End-to-end Learning for Multi-Embodiement Locomotion
Einleitung
The rapid development of robotics has enabled legged robots capable of performing highly dynamic tasks such as walking on uneven terrain, jumping, or even completing challenging parkour courses. However, training robots of different morphologies, such as quadrupeds, bipeds, and hexapods, still is a significant challenge for current training paradigms. To overcome these challenges, scalable Deep Reinforcement Learning algorithms and parallelized simulations significantly improve the learning for such robots when coupled with clever neural network policy architectures.
Methoden
In this research, a novel framework called URMA (Unified Robot Morphology Architecture) is used to create a single neural network architecture capable of learning control policies for various robot morphologies. The approach involves training the robots in a simulation environment, where multiple robots are trained simultaneously. Our method uses a combination of DRL and a morphology-aware neural network architecture to allow robots to share knowledge between their embodiements. The framework is designed to be morphology-agnostic, meaning that it can be applied to any robot with any number of joints. Key to our approach is the use of special encoders and decoders that translate the robot’s specific joint and sensor information into a shared representation space. This enables the model to generalize its learning and control a wide range of robots.
Ergebnisse
In the first phase of the project, we successfully trained a locomotion policy on 16 different robot platforms, including quadrupeds, hexapods, and humanoids. The trained policy was able to control these robots both in simulation and also on selected real-world environments. For example, zero-shot transfer of the trained policy to the MAB Silver Badger quadruped robot in the real world was achieved without any further fine-tuning, demonstrating the framework’s robustness and adaptability. A significant achievement in the later stages was the successful zero-shot and few-shot transfer of the trained policy to robots not seen during trainingt. The framework also demonstrated an ability to handle missing sensor data and adapt to changes in robot morphology. These results highlight the potential of the URMA framework to serve as a foundation model for legged locomotion, enabling rapid deployment across a wide variety of robot platforms.
Diskussion
The results of our project demonstrate the effectiveness of the URMA framework in learning robust control policies for different types of robots. The use of HPC was crucial in achieving these results, as it enabled the parallel simulation and training of multiple robot platforms, reducing the overall training time. The ability of the framework to transfer learned policies to new robots without additional training underscores its potential for practical applications in robotics.

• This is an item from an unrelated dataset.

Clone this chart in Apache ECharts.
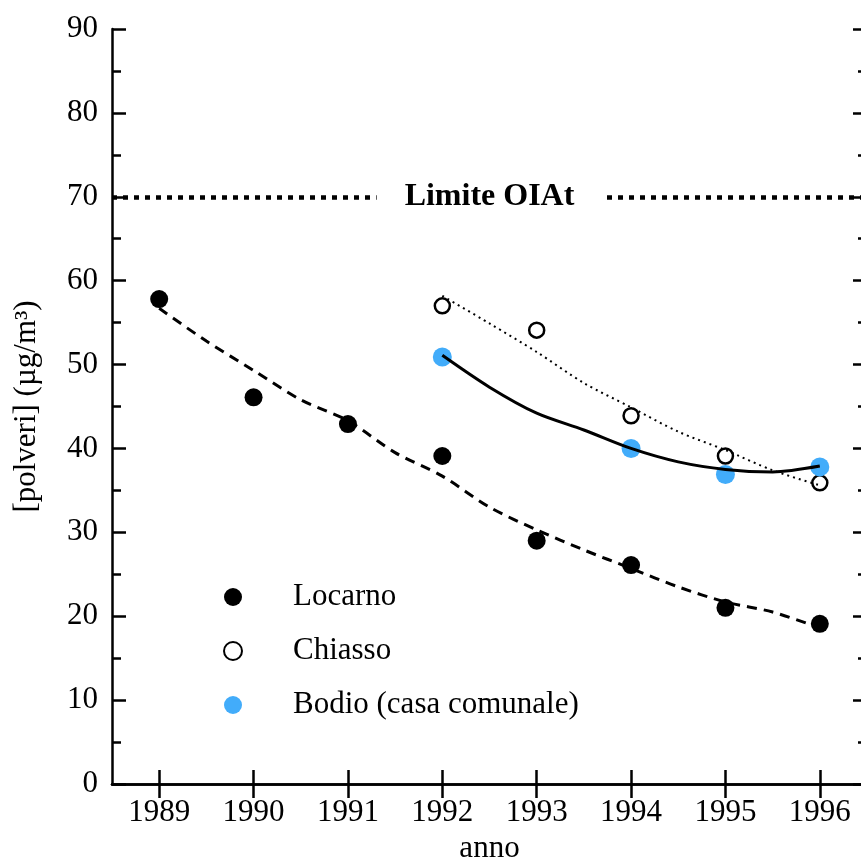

However, challenges remain, particularly in generalizing to highly diverse or completely new robot morphologies. While the framework shows strong performance on quadrupeds and humanoids, more work is needed to handle extreme variations in robot design or to improve the fine-tuning process for entirely new platforms. Future research will focus on extending the framework’s capabilities to more complex locomotion tasks, such as highly dynamic locomotion in challenging terrain and integrating advanced sensing capabilities.